The study selected 20 variables from the data sources based on their correlation with the target variable, which was the academic level of the individuals. The target variable indicated whether the individual had completed or dropped out of secondary or higher education. The selected variables included demographic, socioeconomic, and educational factors, such as age, gender, marital status, occupation, income, school attendance, school type, and school location. The researchers cleaned and homogenized the data, discarding incomplete, duplicate, and unspecified records and retaining only the records of people over 14 years old who entered secondary or higher education. The final dataset consisted of 1,080,782 records.
Furthermore, artificial neural networks (ANN), support vector machines (SVM), Bayesian optimization, random forest (RF), and linear ridge and Lasso regression were applied to create predictive models. These techniques were chosen because they have proven effective and competitive in solving regression problems. Moreover, the performance of each technique was compared in terms of reliability and processing time using different evaluation metrics, such as the coefficient of determination, the mean squared error, and the root mean squared error. The study utilized 80% of the data for training and 20% for testing.
Research Findings
The outcomes showed that all the ML techniques achieved high-reliability results, above 91%. However, the best technique in terms of reliability and processing time was the ANN, which obtained a reliability of 99%, followed by SVM and Bayesian optimization, which obtained a reliability of 99.5% and 99.4%, respectively. RF, linear ridge, and Lasso regression obtained a reliability of 91.3% and 91.1%, respectively. The error rates of the techniques were below 10%, which was the convergence criterion established by the authors. The ANN also had the shortest processing time, while random forest required the most computing power.

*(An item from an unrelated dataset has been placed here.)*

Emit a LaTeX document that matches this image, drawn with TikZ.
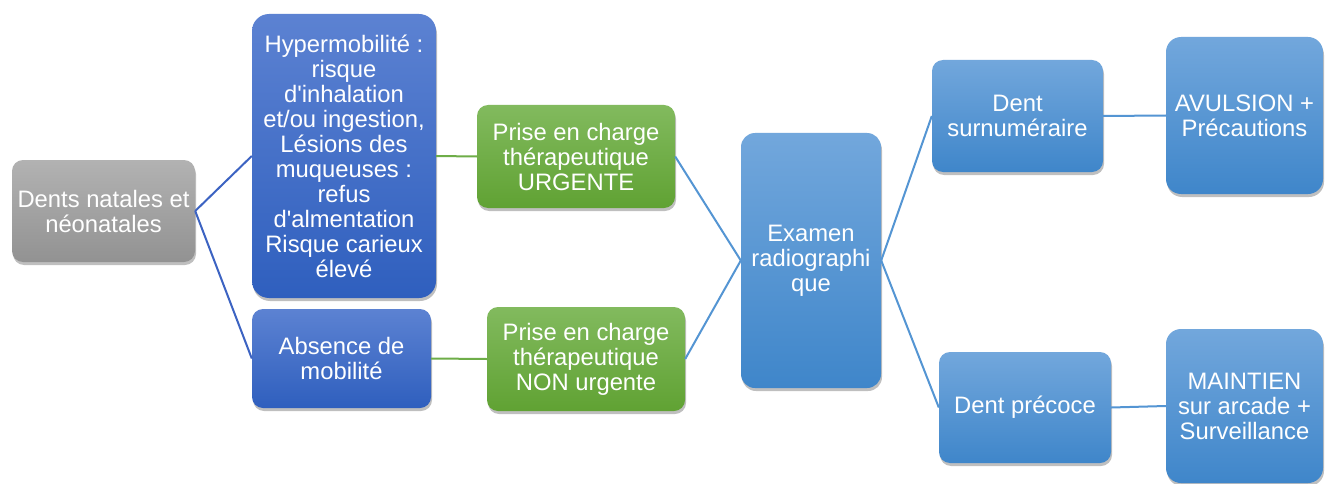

Several tests were also performed to optimize the parameters and structure of the ANN, such as the number of layers, neurons, activation function, and optimization algorithm. The authors found that ANN was the best configuration multilayer perceptron with four hidden layers and two neurons each, using the adaptive moment estimation (ADAM) optimization algorithm and the rectified linear unit (ReLU) activation function. Moreover, it was able to learn from the data and to predict the probability of school dropout for everyone based on the input variables.
The study also identified the most influential variables in predicting school dropout using the feature importance method. The most influential variables were school attendance, the school type, the school location, the occupation, the income, and the marital status. These variables reflect the economic, social, and educational factors that affect the decision of students to continue or abandon their studies.
Conclusion
In summary, the paper comprehensively demonstrated the feasibility and usefulness of applying ML to predict school dropout. The authors indicated that the best ML approach was the ANN. They also highlighted the most influential variables in predicting school dropout, which can aid in understanding the causes and consequences of this issue.
The research has several applications and implications for the educational sector, including providing timely support to at-risk students and evaluating the impact of various policies and programs. Additionally, the researchers proposed developing an open platform for institutions to access and utilize the data and predictions, facilitating ongoing model improvement with new data.